Your instructions: Your task is to give the listing below back word for word, pictures excluded.

Supplied data:
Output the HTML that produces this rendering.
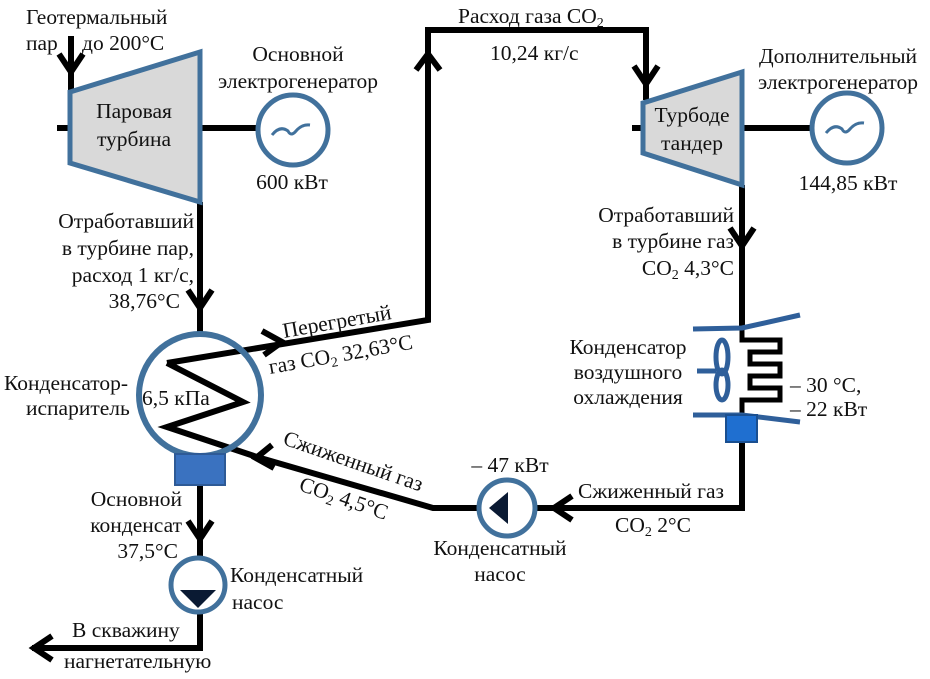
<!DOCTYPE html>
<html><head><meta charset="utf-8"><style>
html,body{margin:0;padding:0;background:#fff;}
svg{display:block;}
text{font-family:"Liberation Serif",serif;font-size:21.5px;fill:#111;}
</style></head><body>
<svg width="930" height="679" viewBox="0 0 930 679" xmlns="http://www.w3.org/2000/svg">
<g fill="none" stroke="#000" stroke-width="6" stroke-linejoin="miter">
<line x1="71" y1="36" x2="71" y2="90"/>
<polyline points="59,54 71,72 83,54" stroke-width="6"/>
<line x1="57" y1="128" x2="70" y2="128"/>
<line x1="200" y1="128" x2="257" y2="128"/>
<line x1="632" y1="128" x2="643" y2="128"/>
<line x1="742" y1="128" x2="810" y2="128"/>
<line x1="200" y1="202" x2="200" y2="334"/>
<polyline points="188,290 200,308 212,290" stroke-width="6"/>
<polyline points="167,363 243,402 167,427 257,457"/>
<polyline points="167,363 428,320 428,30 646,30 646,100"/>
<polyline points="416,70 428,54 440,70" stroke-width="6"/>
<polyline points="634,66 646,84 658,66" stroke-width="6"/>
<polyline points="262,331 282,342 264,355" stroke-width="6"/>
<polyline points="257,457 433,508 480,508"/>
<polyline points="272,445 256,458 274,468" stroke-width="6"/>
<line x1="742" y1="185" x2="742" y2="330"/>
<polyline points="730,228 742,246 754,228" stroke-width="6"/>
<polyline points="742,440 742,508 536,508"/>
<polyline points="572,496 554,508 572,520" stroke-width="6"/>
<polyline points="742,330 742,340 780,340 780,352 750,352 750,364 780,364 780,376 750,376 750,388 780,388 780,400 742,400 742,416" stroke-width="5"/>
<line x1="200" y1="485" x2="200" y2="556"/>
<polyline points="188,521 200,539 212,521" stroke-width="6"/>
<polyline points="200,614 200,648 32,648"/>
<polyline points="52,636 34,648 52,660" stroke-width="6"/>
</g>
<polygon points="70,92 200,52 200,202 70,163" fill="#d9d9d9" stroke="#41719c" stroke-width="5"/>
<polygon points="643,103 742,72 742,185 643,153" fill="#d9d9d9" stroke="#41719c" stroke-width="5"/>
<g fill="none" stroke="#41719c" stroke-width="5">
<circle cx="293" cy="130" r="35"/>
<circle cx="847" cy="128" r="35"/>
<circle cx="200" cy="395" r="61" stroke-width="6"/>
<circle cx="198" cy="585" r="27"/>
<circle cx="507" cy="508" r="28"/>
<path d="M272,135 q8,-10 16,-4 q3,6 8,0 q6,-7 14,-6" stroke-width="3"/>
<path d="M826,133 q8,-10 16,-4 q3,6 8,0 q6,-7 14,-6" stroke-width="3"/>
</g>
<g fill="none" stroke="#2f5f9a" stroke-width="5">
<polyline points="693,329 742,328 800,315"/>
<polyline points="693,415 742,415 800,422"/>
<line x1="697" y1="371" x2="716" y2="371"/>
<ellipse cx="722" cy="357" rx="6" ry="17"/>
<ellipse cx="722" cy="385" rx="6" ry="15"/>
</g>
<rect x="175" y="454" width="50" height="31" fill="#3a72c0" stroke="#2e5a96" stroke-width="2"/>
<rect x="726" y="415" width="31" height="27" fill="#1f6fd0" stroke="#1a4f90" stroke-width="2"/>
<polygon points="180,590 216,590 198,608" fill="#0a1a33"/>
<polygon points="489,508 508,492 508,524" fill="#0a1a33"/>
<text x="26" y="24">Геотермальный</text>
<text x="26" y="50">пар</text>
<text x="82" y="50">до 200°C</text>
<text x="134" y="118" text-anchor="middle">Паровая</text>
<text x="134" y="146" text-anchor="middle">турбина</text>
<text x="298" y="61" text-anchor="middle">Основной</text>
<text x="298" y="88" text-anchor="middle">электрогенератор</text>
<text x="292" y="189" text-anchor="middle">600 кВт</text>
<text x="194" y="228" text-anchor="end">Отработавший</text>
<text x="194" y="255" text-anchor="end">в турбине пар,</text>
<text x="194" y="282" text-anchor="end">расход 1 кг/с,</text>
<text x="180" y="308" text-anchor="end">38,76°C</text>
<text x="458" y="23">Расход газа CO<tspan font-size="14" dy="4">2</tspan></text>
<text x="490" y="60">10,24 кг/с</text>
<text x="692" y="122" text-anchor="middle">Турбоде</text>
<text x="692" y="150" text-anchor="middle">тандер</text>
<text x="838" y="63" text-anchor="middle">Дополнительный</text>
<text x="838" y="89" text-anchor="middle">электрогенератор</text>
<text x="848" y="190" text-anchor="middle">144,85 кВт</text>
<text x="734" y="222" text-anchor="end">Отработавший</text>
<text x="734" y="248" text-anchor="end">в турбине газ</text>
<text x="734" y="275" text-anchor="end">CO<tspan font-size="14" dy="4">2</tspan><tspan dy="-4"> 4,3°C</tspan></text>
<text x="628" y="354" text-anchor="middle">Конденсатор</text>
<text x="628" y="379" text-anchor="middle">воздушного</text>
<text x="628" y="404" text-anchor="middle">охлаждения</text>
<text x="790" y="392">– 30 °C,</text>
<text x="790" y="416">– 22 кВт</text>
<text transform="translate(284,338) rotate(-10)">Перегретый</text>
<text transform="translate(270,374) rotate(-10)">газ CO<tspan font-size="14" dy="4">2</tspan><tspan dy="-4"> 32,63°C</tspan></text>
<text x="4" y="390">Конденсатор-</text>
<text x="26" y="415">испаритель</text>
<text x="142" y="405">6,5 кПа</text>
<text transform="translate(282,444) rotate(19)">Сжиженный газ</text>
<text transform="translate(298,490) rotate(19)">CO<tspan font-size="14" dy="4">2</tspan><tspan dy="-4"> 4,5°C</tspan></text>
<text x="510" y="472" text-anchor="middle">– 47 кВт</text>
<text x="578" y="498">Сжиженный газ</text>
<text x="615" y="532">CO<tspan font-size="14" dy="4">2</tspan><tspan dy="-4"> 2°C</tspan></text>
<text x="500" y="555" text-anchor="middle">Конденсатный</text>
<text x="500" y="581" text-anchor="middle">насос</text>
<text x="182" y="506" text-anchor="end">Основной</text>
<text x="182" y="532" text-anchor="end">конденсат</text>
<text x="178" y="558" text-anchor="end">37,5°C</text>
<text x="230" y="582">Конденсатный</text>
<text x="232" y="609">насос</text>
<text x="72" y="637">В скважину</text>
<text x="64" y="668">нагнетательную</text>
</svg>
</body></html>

Output of the exercise:
Output the HTML that produces this rendering.
<!DOCTYPE html>
<html><head><meta charset="utf-8"><style>
html,body{margin:0;padding:0;background:#fff;}
svg{display:block;}
text{font-family:"Liberation Serif",serif;font-size:21.5px;fill:#111;}
</style></head><body>
<svg width="930" height="679" viewBox="0 0 930 679" xmlns="http://www.w3.org/2000/svg">
<g fill="none" stroke="#000" stroke-width="6" stroke-linejoin="miter">
<line x1="71" y1="36" x2="71" y2="90"/>
<polyline points="59,54 71,72 83,54" stroke-width="6"/>
<line x1="57" y1="128" x2="70" y2="128"/>
<line x1="200" y1="128" x2="257" y2="128"/>
<line x1="632" y1="128" x2="643" y2="128"/>
<line x1="742" y1="128" x2="810" y2="128"/>
<line x1="200" y1="202" x2="200" y2="334"/>
<polyline points="188,290 200,308 212,290" stroke-width="6"/>
<polyline points="167,363 243,402 167,427 257,457"/>
<polyline points="167,363 428,320 428,30 646,30 646,100"/>
<polyline points="416,70 428,54 440,70" stroke-width="6"/>
<polyline points="634,66 646,84 658,66" stroke-width="6"/>
<polyline points="262,331 282,342 264,355" stroke-width="6"/>
<polyline points="257,457 433,508 480,508"/>
<polyline points="272,445 256,458 274,468" stroke-width="6"/>
<line x1="742" y1="185" x2="742" y2="330"/>
<polyline points="730,228 742,246 754,228" stroke-width="6"/>
<polyline points="742,440 742,508 536,508"/>
<polyline points="572,496 554,508 572,520" stroke-width="6"/>
<polyline points="742,330 742,340 780,340 780,352 750,352 750,364 780,364 780,376 750,376 750,388 780,388 780,400 742,400 742,416" stroke-width="5"/>
<line x1="200" y1="485" x2="200" y2="556"/>
<polyline points="188,521 200,539 212,521" stroke-width="6"/>
<polyline points="200,614 200,648 32,648"/>
<polyline points="52,636 34,648 52,660" stroke-width="6"/>
</g>
<polygon points="70,92 200,52 200,202 70,163" fill="#d9d9d9" stroke="#41719c" stroke-width="5"/>
<polygon points="643,103 742,72 742,185 643,153" fill="#d9d9d9" stroke="#41719c" stroke-width="5"/>
<g fill="none" stroke="#41719c" stroke-width="5">
<circle cx="293" cy="130" r="35"/>
<circle cx="847" cy="128" r="35"/>
<circle cx="200" cy="395" r="61" stroke-width="6"/>
<circle cx="198" cy="585" r="27"/>
<circle cx="507" cy="508" r="28"/>
<path d="M272,135 q8,-10 16,-4 q3,6 8,0 q6,-7 14,-6" stroke-width="3"/>
<path d="M826,133 q8,-10 16,-4 q3,6 8,0 q6,-7 14,-6" stroke-width="3"/>
</g>
<g fill="none" stroke="#2f5f9a" stroke-width="5">
<polyline points="693,329 742,328 800,315"/>
<polyline points="693,415 742,415 800,422"/>
<line x1="697" y1="371" x2="716" y2="371"/>
<ellipse cx="722" cy="357" rx="6" ry="17"/>
<ellipse cx="722" cy="385" rx="6" ry="15"/>
</g>
<rect x="175" y="454" width="50" height="31" fill="#3a72c0" stroke="#2e5a96" stroke-width="2"/>
<rect x="726" y="415" width="31" height="27" fill="#1f6fd0" stroke="#1a4f90" stroke-width="2"/>
<polygon points="180,590 216,590 198,608" fill="#0a1a33"/>
<polygon points="489,508 508,492 508,524" fill="#0a1a33"/>
<text x="26" y="24">Геотермальный</text>
<text x="26" y="50">пар</text>
<text x="82" y="50">до 200°C</text>
<text x="134" y="118" text-anchor="middle">Паровая</text>
<text x="134" y="146" text-anchor="middle">турбина</text>
<text x="298" y="61" text-anchor="middle">Основной</text>
<text x="298" y="88" text-anchor="middle">электрогенератор</text>
<text x="292" y="189" text-anchor="middle">600 кВт</text>
<text x="194" y="228" text-anchor="end">Отработавший</text>
<text x="194" y="255" text-anchor="end">в турбине пар,</text>
<text x="194" y="282" text-anchor="end">расход 1 кг/с,</text>
<text x="180" y="308" text-anchor="end">38,76°C</text>
<text x="458" y="23">Расход газа CO<tspan font-size="14" dy="4">2</tspan></text>
<text x="490" y="60">10,24 кг/с</text>
<text x="692" y="122" text-anchor="middle">Турбоде</text>
<text x="692" y="150" text-anchor="middle">тандер</text>
<text x="838" y="63" text-anchor="middle">Дополнительный</text>
<text x="838" y="89" text-anchor="middle">электрогенератор</text>
<text x="848" y="190" text-anchor="middle">144,85 кВт</text>
<text x="734" y="222" text-anchor="end">Отработавший</text>
<text x="734" y="248" text-anchor="end">в турбине газ</text>
<text x="734" y="275" text-anchor="end">CO<tspan font-size="14" dy="4">2</tspan><tspan dy="-4"> 4,3°C</tspan></text>
<text x="628" y="354" text-anchor="middle">Конденсатор</text>
<text x="628" y="379" text-anchor="middle">воздушного</text>
<text x="628" y="404" text-anchor="middle">охлаждения</text>
<text x="790" y="392">– 30 °C,</text>
<text x="790" y="416">– 22 кВт</text>
<text transform="translate(284,338) rotate(-10)">Перегретый</text>
<text transform="translate(270,374) rotate(-10)">газ CO<tspan font-size="14" dy="4">2</tspan><tspan dy="-4"> 32,63°C</tspan></text>
<text x="4" y="390">Конденсатор-</text>
<text x="26" y="415">испаритель</text>
<text x="142" y="405">6,5 кПа</text>
<text transform="translate(282,444) rotate(19)">Сжиженный газ</text>
<text transform="translate(298,490) rotate(19)">CO<tspan font-size="14" dy="4">2</tspan><tspan dy="-4"> 4,5°C</tspan></text>
<text x="510" y="472" text-anchor="middle">– 47 кВт</text>
<text x="578" y="498">Сжиженный газ</text>
<text x="615" y="532">CO<tspan font-size="14" dy="4">2</tspan><tspan dy="-4"> 2°C</tspan></text>
<text x="500" y="555" text-anchor="middle">Конденсатный</text>
<text x="500" y="581" text-anchor="middle">насос</text>
<text x="182" y="506" text-anchor="end">Основной</text>
<text x="182" y="532" text-anchor="end">конденсат</text>
<text x="178" y="558" text-anchor="end">37,5°C</text>
<text x="230" y="582">Конденсатный</text>
<text x="232" y="609">насос</text>
<text x="72" y="637">В скважину</text>
<text x="64" y="668">нагнетательную</text>
</svg>
</body></html>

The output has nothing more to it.